Bismuth Telluride Interlayer for All‐Inorganic Perovskite Solar Cells with Enhanced Efficiency and Stability

Abstract

To solve the thermal instability issue of organic–inorganic hybrid perovskites, all‐inorganic perovskite solar cells (PSCs) have been featured in the spotlight. However, their power conversion efficiencies (PCEs) are far from satisfactory due to the substantially radiative and nonradiative recombination of charge carriers in the common‐structured devices. Herein, bismuth telluride (Bi2Te3) nanoplates are designed as an interlayer between cesium lead halide (CsPbBrI2) and 2,2′,7,7′‐tetrakis(N,N‐di‐p‐methoxyphenylamine)‐9,90‐spirobifluorene (Spiro‐OMeTAD) to reduce the notorious trap states and charge recombination. Confirmed by systematic electrochemical and photoelectrical techniques, the Bi2Te3 interlayer optimizes hole extraction and transport efficiency because of the matched band level structure and drastically reduces trap defect densities.
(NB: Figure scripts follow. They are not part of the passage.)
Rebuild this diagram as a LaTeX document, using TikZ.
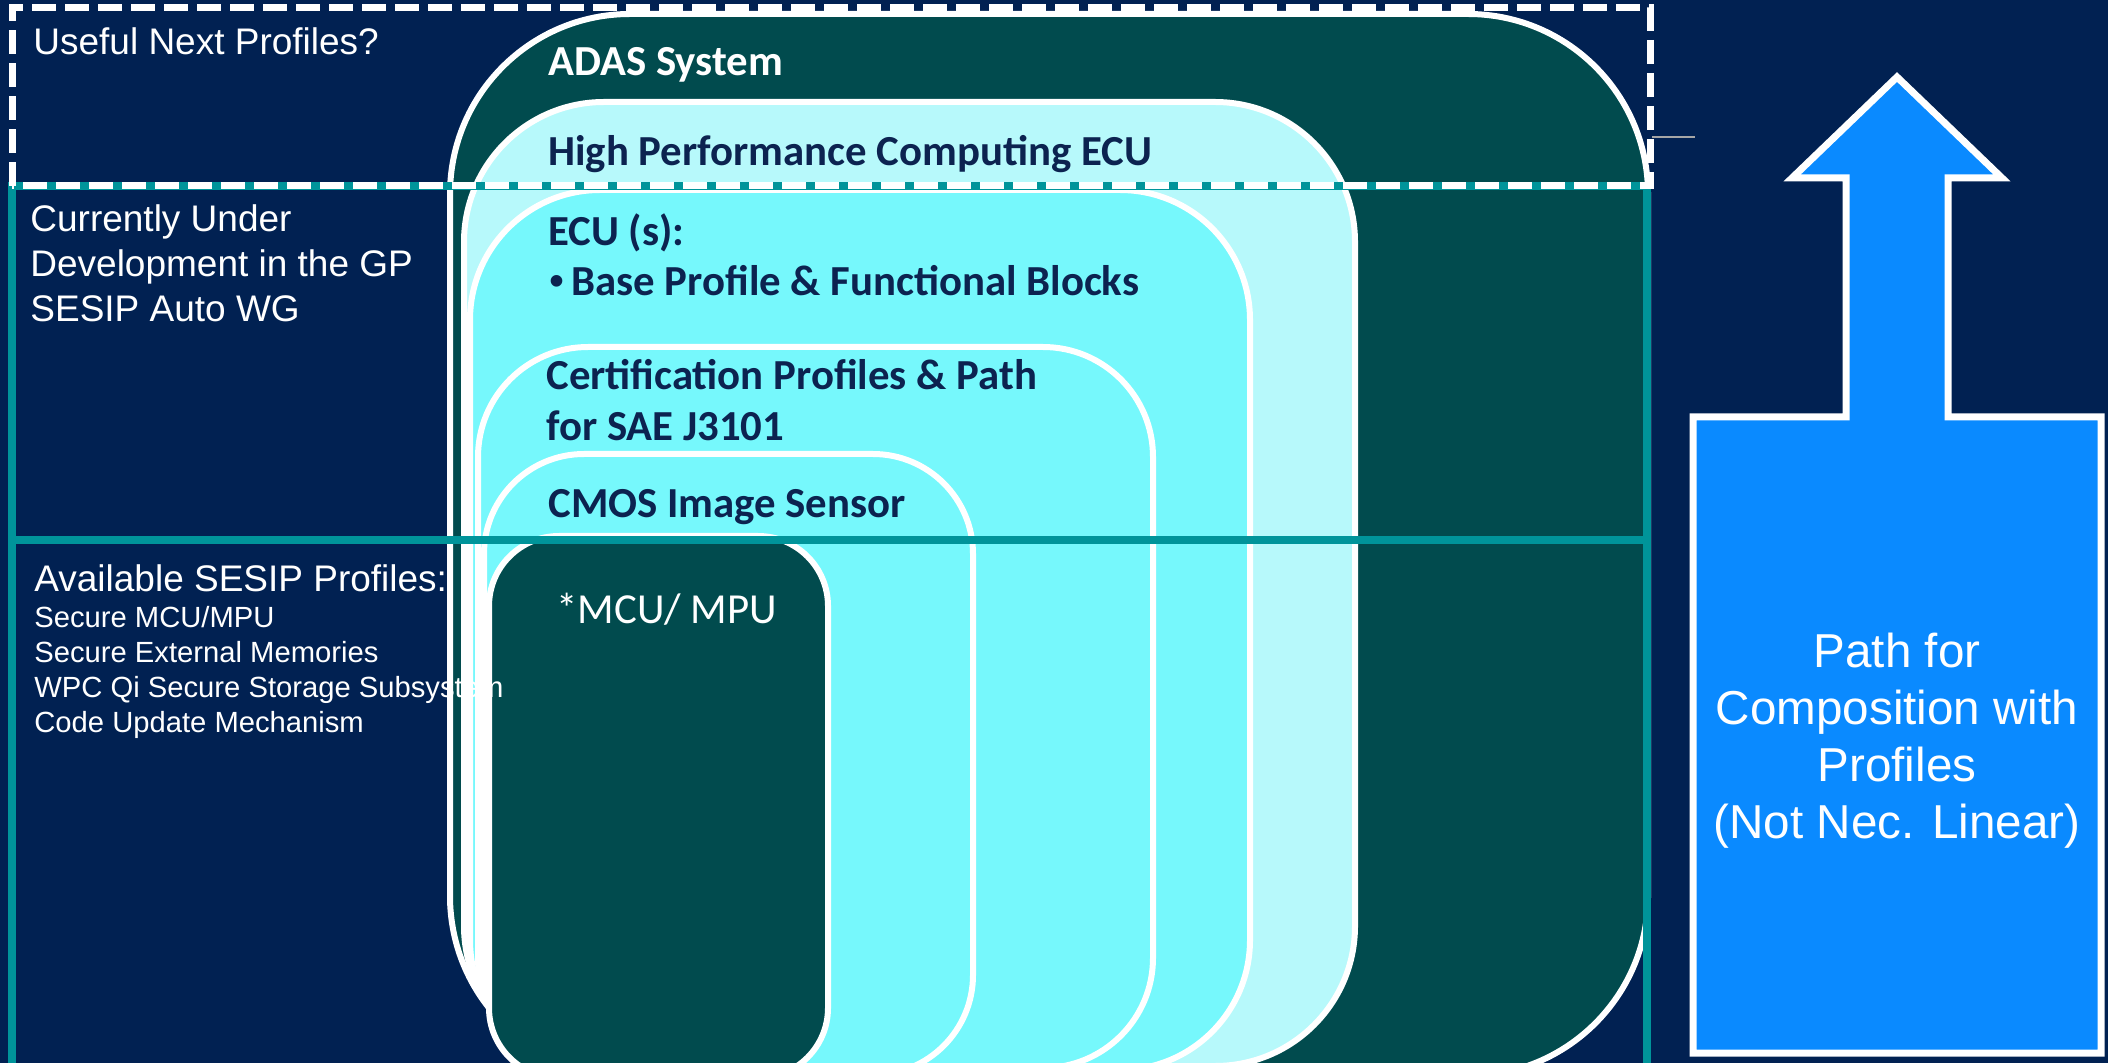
\documentclass[tikz,border=0pt]{standalone}
\usepackage{fontspec}
\setmainfont{Liberation Sans}
\newfontfamily\calibri{Carlito}
\definecolor{navy}{HTML}{012152}
\definecolor{darkteal}{HTML}{014B4E}
\definecolor{paleaqua}{HTML}{B7F9FB}
\definecolor{aqua}{HTML}{76F8FC}
\definecolor{tealline}{HTML}{00949A}
\definecolor{pathblue}{HTML}{0A8AFF}
\definecolor{inktext}{HTML}{0C2350}

\begin{document}
\begin{tikzpicture}[x=0.5pt,y=-0.5pt,
	layer/.style={draw=white,line width=3pt},
	lbl/.style={anchor=base west,inner sep=0pt,text=inktext,
		font=\calibri\bfseries\fontsize{21.4}{25}\selectfont},
	side/.style={anchor=base west,inner sep=0pt,text=white,font=\fontsize{18.5}{22}\selectfont},
	small/.style={anchor=base west,inner sep=0pt,text=white,font=\fontsize{14.6}{17.5}\selectfont},
	pathtxt/.style={anchor=base,inner sep=0pt,text=white,font=\fontsize{23.8}{28}\selectfont}]
\useasboundingbox (0,0) rectangle (2108,1063);
\clip (0,0) rectangle (2108,1063);
\fill[navy] (0,0) rectangle (2108,1063);
\draw[layer,fill=darkteal,rounded corners=90pt] (450,14) rectangle (1648,1076);
\draw[layer,fill=paleaqua,rounded corners=70pt] (464,102) rectangle (1355,1066);
\draw[layer,fill=aqua,rounded corners=65pt] (470,190) rectangle (1250,1070);
\draw[layer,fill=aqua,rounded corners=55pt] (478,347) rectangle (1153,1068);
\draw[layer,fill=aqua,rounded corners=50pt] (484,454) rectangle (973,1075);
\draw[layer,fill=darkteal,rounded corners=35pt] (489,536) rectangle (828,1078);
\draw[tealline,line width=4pt] (12,1063) -- (12,186) -- (1647,186) -- (1647,1063);
\draw[tealline,line width=4pt] (12,540) -- (1647,540);
\draw[white,line width=3.5pt,dash pattern=on 12pt off 4.5pt]
	(12,186) -- (12,8) -- (1650,8) -- (1650,186) -- cycle;
\draw[gray!70,line width=0.8pt] (1652,137) -- (1695,137);
\draw[white,line width=3.5pt,fill=pathblue]
	(1693,417) -- (1846,417) -- (1846,178) -- (1792,178) -- (1897,77)
	-- (2002,178) -- (1948,178) -- (1948,417) -- (2101,417) -- (2101,1053)
	-- (1693,1053) -- cycle;
\node[lbl,text=white] (adas) at (548,76) {ADAS System};
\node[lbl] (hpc) at (548,166) {High Performance Computing ECU};
\node[lbl] (ecu) at (548,246) {ECU (s):};
\node[lbl] (ecub) at (549,296) {{\normalfont\textbullet}\hspace{3.5pt}Base Profile \& Functional Blocks};
\node[lbl] (cert1) at (546,390) {Certification Profiles \& Path};
\node[lbl] (cert2) at (546,441) {for SAE J3101};
\node[lbl] (cmos) at (548,517) {CMOS Image Sensor};
\node[lbl,text=white,font=\calibri\fontsize{21.4}{25}\selectfont] (mcu) at (556,623) {*MCU/ MPU};
\node[side] (useful) at (33,55) {Useful Next Profiles?};
\foreach \t [count=\i] in {Currently Under,Development in the GP,SESIP Auto WG}
	\node[side] (cur\i) at (30,{232+45*(\i-1)}) {\t};
\node[side] (avail) at (34,591) {Available SESIP Profiles:};
\foreach \t [count=\i] in {Secure MCU/MPU,Secure External Memories,WPC Qi Secure Storage Subsystem,Code Update Mechanism}
	\node[small] (av\i) at (34,{627+35.2*(\i-1)}) {\t};
\foreach \t [count=\i] in {Path for,Composition with,Profiles,{(Not Nec. Linear)}}
	\node[pathtxt] (path\i) at (1897,{667+57.3*(\i-1)}) {\t};
\end{tikzpicture}
\end{document}
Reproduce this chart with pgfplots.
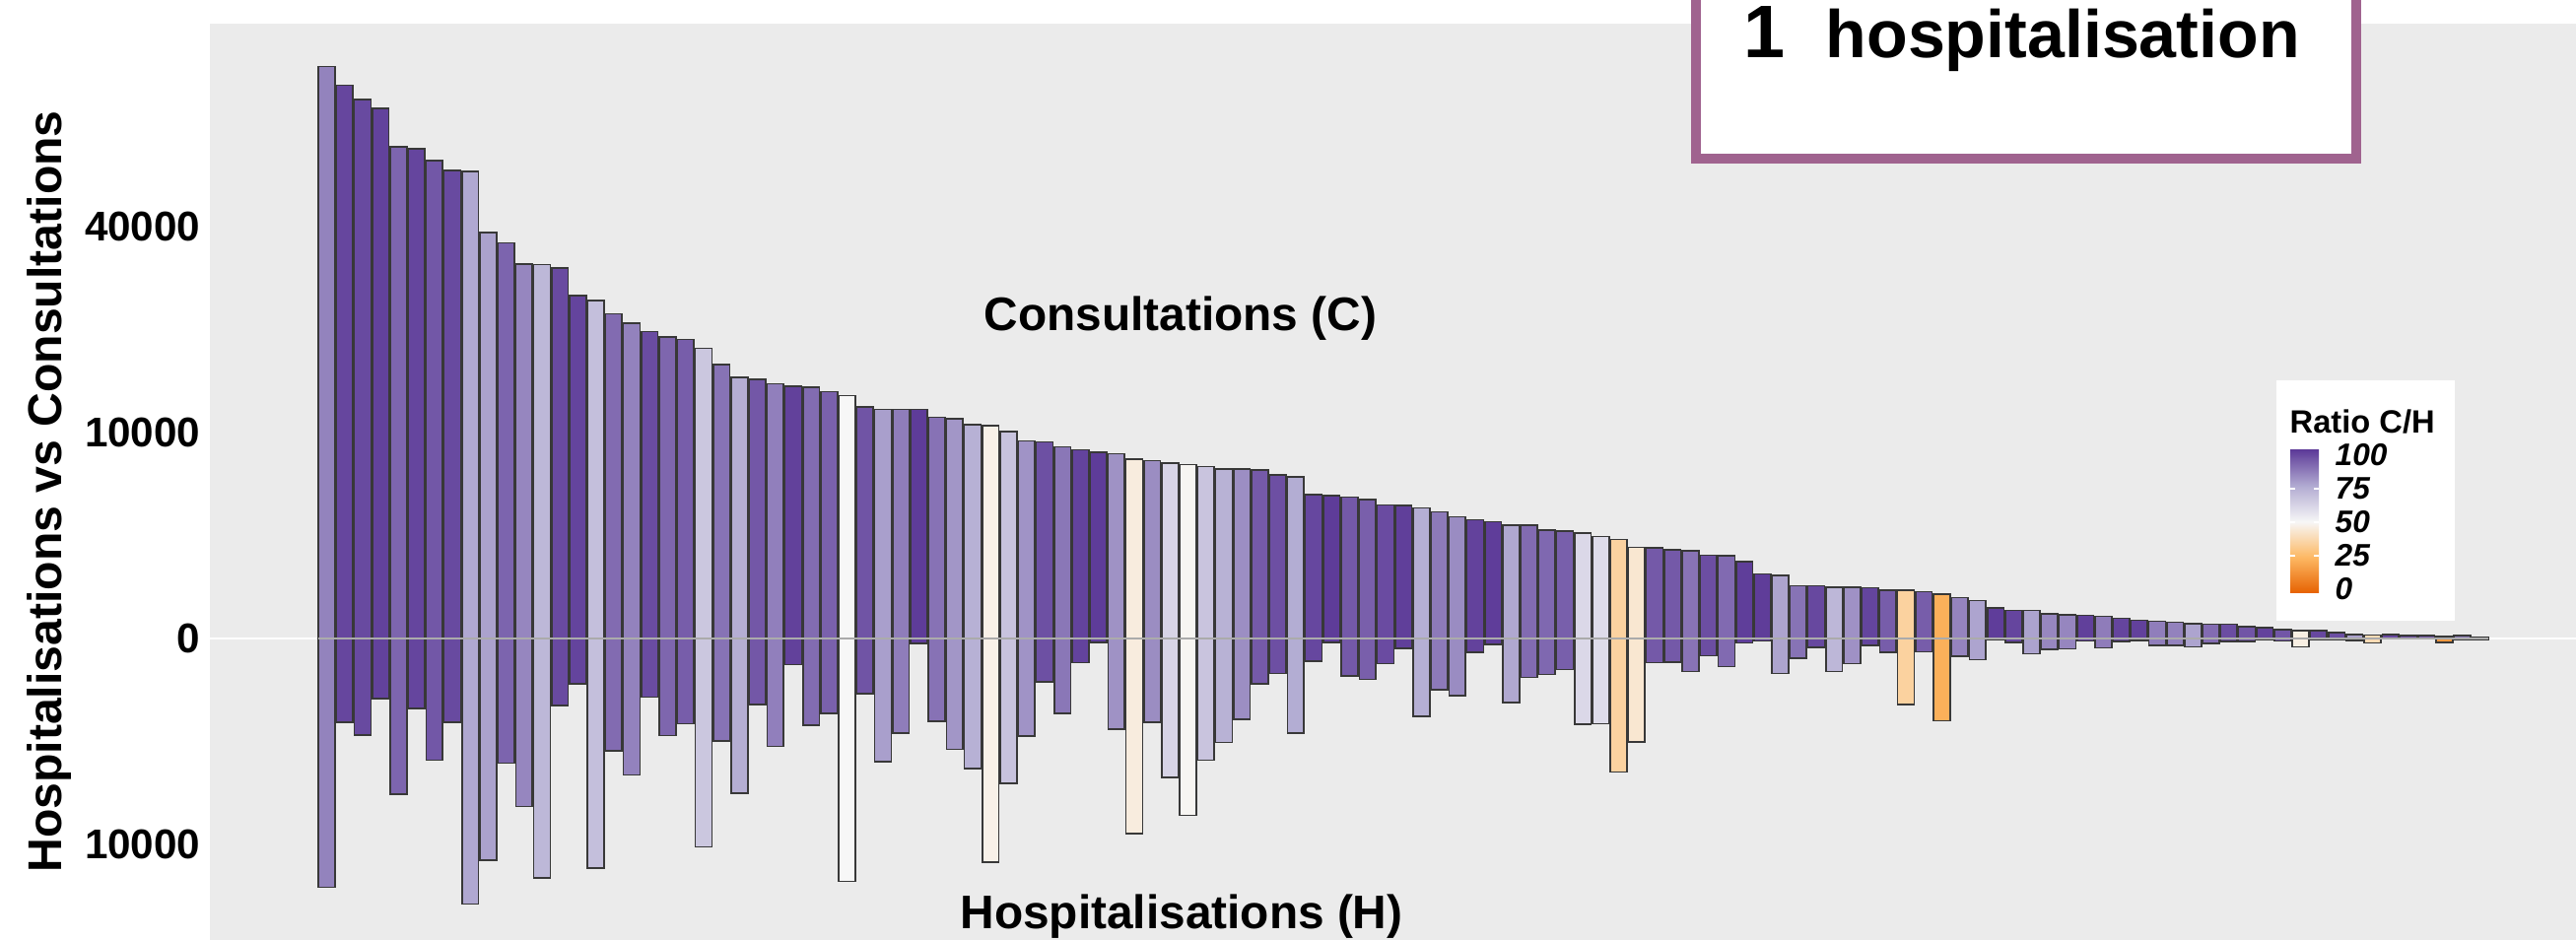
\documentclass[border=0pt]{standalone}
\usepackage{fontspec}
\setmainfont{Liberation Sans}
\usepackage{pgfplots}
\usepackage{pgfplotstable}
\pgfplotsset{compat=1.18}

\definecolor{p0}{HTML}{E66101}
\definecolor{p25}{HTML}{FDB863}
\definecolor{p50}{HTML}{F7F7F7}
\definecolor{p75}{HTML}{B2ABD2}
\definecolor{p100}{HTML}{5E3C99}
\definecolor{panel}{HTML}{EBEBEB}
\definecolor{boxcol}{HTML}{A0638F}

% colourbar shading: the path is mapped onto 25bp..75bp
\pgfdeclareverticalshading{puor}{100bp}{color(0bp)=(p0); color(25bp)=(p0);
  color(37.5bp)=(p25); color(50bp)=(p50); color(62.5bp)=(p75);
  color(75bp)=(p100); color(100bp)=(p100)}

% ratio C/(C+H) in percent -> bar fill
\newcommand\ratiocolor[1]{%
  \ifdim #1pt<25pt \edef\cspec{p25!\fpeval{round(4*(#1),1)}!p0}%
  \else\ifdim #1pt<50pt \edef\cspec{p50!\fpeval{round(4*(#1-25),1)}!p25}%
  \else\ifdim #1pt<75pt \edef\cspec{p75!\fpeval{round(4*(#1-50),1)}!p50}%
  \else \edef\cspec{p100!\fpeval{round(4*(#1-75),1)}!p75}%
  \fi\fi\fi}

% consultations (C) and hospitalisations (H), one row per bar
\pgfplotstableread{
n C H
1 77200 14600
2 72150 1660
3 68450 2200
4 66340 850
5 56950 5730
6 56540 1160
7 53800 3490
8 51660 1660
9 51400 16620
10 38820 11600
11 36900 3660
12 33090 6640
13 32980 13550
14 32350 1060
15 27710 490
16 26940 12420
17 24880 2960
18 23430 4400
19 22200 810
20 21430 2220
21 21090 1710
22 19840 10260
23 17690 2480
24 16100 5640
25 15810 1030
26 15300 2740
27 15010 160
28 14870 1780
29 14380 1320
30 13890 13890
31 12620 720
32 12360 3560
33 12360 2120
34 12360 6
35 11530 1610
36 11410 2900
37 10800 3990
38 10670 11780
39 10080 4960
40 9220 2250
41 9110 440
42 8670 1320
43 8400 135
44 8190 4
45 8035 1930
46 7570 8950
47 7470 1660
48 7270 4560
49 7120 7370
50 6980 3490
51 6780 2540
52 6780 1540
53 6690 480
54 6310 285
55 6175 2115
56 4880 122
57 4800 4
58 4720 326
59 4560 392
60 4210 149
61 4175 24
62 4025 1430
63 3770 612
64 3490 764
65 3320 45
66 3220 9
67 3026 970
68 3026 358
69 2775 305
70 2714 229
71 2624 1732
72 2448 1708
73 2306 4212
74 1957 2535
75 1931 135
76 1855 129
77 1805 256
78 1637 71
79 1613 187
80 1388 5
81 988 1.4
82 934 285
83 656 92
84 656 19
85 626 256
86 626 149
87 612 12
88 556 45
89 556 1025
90 515 41
91 464 1590
92 392 76
93 338 104
94 220 0.5
95 188 4
96 185 56
97 143 29
98 129 26
99 125 1.2
100 118 20
101 95 2
102 80 1
103 69 12
104 64 12
105 52 16
106 49 6
107 49 2
108 33 2
109 28 0.4
110 19 1.2
111 14 16
112 14 0.4
113 9 0.4
114 3.7 1.1
115 3.1 4.9
116 3.7 0.1
117 1.7 0.05
118 1.7 0.1
119 0.7 3.7
120 1.7 0.3
121 0.4 0.2
}\bars

\begin{document}
\begin{tikzpicture}
\begin{axis}[
    at={(2.13cm,0cm)}, anchor=south west,
    scale only axis, width=24.01cm, height=9.30cm,
    xmin=-5.507, xmax=126.34,
    ymin=-146.4, ymax=298.6,
    ybar, bar width=0.92, bar shift=0pt,
    every axis plot/.append style={bar shift=0pt, draw=black!78, line width=0.45pt},
    axis background/.style={fill=panel},
    axis line style={draw=none},
    xtick=\empty,
    % square-root scale: ticks sit at sqrt(value)
    ytick={-100,0,100,200},
    yticklabels={10000,0,10000,40000},
    major tick length=0pt,
    yticklabel style={font=\fontsize{12}{13}\selectfont\bfseries, inner sep=0pt, xshift=-0.09cm},
]
\addplot[sharp plot, draw=white, line width=0.6pt, fill=none] coordinates {(-5.507,0) (126.34,0)};

\pgfplotsinvokeforeach{0,...,120}{%
  \pgfplotstablegetelem{#1}{C}\of\bars \let\cv\pgfplotsretval
  \pgfplotstablegetelem{#1}{H}\of\bars \let\hv\pgfplotsretval
  \edef\rat{\fpeval{round(100*\cv/(\cv+\hv),2)}}%
  \ratiocolor{\rat}%
  \edef\doplots{%
    \noexpand\addplot[fill={\cspec}] coordinates {(\the\numexpr#1+1\relax,\fpeval{sqrt(\cv)})};
    \noexpand\addplot[fill={\cspec}] coordinates {(\the\numexpr#1+1\relax,\fpeval{-sqrt(\hv)})};
  }\doplots
}

\addplot[sharp plot, draw=black!33, line width=0.55pt, fill=none] coordinates {(0.54,0) (121.46,0)};
\end{axis}

% annotations
\node[anchor=base, font=\fontsize{13.6}{16}\selectfont\bfseries] at (11.98,6.18) {Consultations (C)};
\node[anchor=base, font=\fontsize{13.6}{16}\selectfont\bfseries] at (11.99,0.11) {Hospitalisations (H)};
\node[anchor=base, rotate=90, inner sep=0pt, font=\fontsize{13.7}{16}\selectfont\bfseries] at (0.62,4.55) {Hospitalisations vs Consultations};

% header box, cut by the top edge
\draw[boxcol, line width=0.1cm, fill=white] (17.21,7.93) rectangle (23.91,11.0);
\node[anchor=base west, inner sep=0pt, font=\fontsize{21.5}{23}\selectfont\bfseries] at (17.69,8.95) {1};
\node[anchor=base west, inner sep=0pt, font=\fontsize{19.4}{22}\selectfont\bfseries] at (18.52,8.95) {hospitalisation};

% colour legend
\fill[white] (23.10,3.24) rectangle (24.91,5.68);
\node[anchor=base west, inner sep=0pt, font=\fontsize{9.3}{11}\selectfont\bfseries] at (23.23,5.14) {Ratio C/H};
\shade[shading=puor] (23.24,3.52) rectangle (23.53,4.97);
\foreach \k/\lab in {0/0,1/25,2/50,3/75,4/100} {
  \node[anchor=west, inner sep=0pt, font=\fontsize{9}{10}\selectfont\bfseries\itshape] at (23.69,3.56+0.34*\k) {\lab};
}
\foreach \k in {1,2,3} {
  \draw[white, line width=0.3pt] (23.24,3.56+0.34*\k) -- ++(0.05,0);
  \draw[white, line width=0.3pt] (23.53,3.56+0.34*\k) -- ++(-0.05,0);
}

\pgfresetboundingbox
\useasboundingbox (0,0) rectangle (26.14,9.54);
\end{tikzpicture}
\end{document}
Prolonged effective lifetime and shorter diffusion time induced by the Bi2Te3 interlayer reveal less electron–hole recombination and more efficient carrier transport, which lead to a larger photocurrent and less open circuit voltage loss of PSCs. The all‐inorganic PSCs with the optimal Bi2Te3 interlayer exhibit a highly enhanced PCE of 11.96%. Moreover, Bi2Te3 also acts as a blocking layer for the migration of iodide ions, silver, and moisture, resulting in a considerable device stability of more than 70% of initial PCE after 50 days without extra encapsulation. This low‐cost and facile method for efficient and stable all‐inorganic PSCs offers great promise as a next‐generation renewable energy source.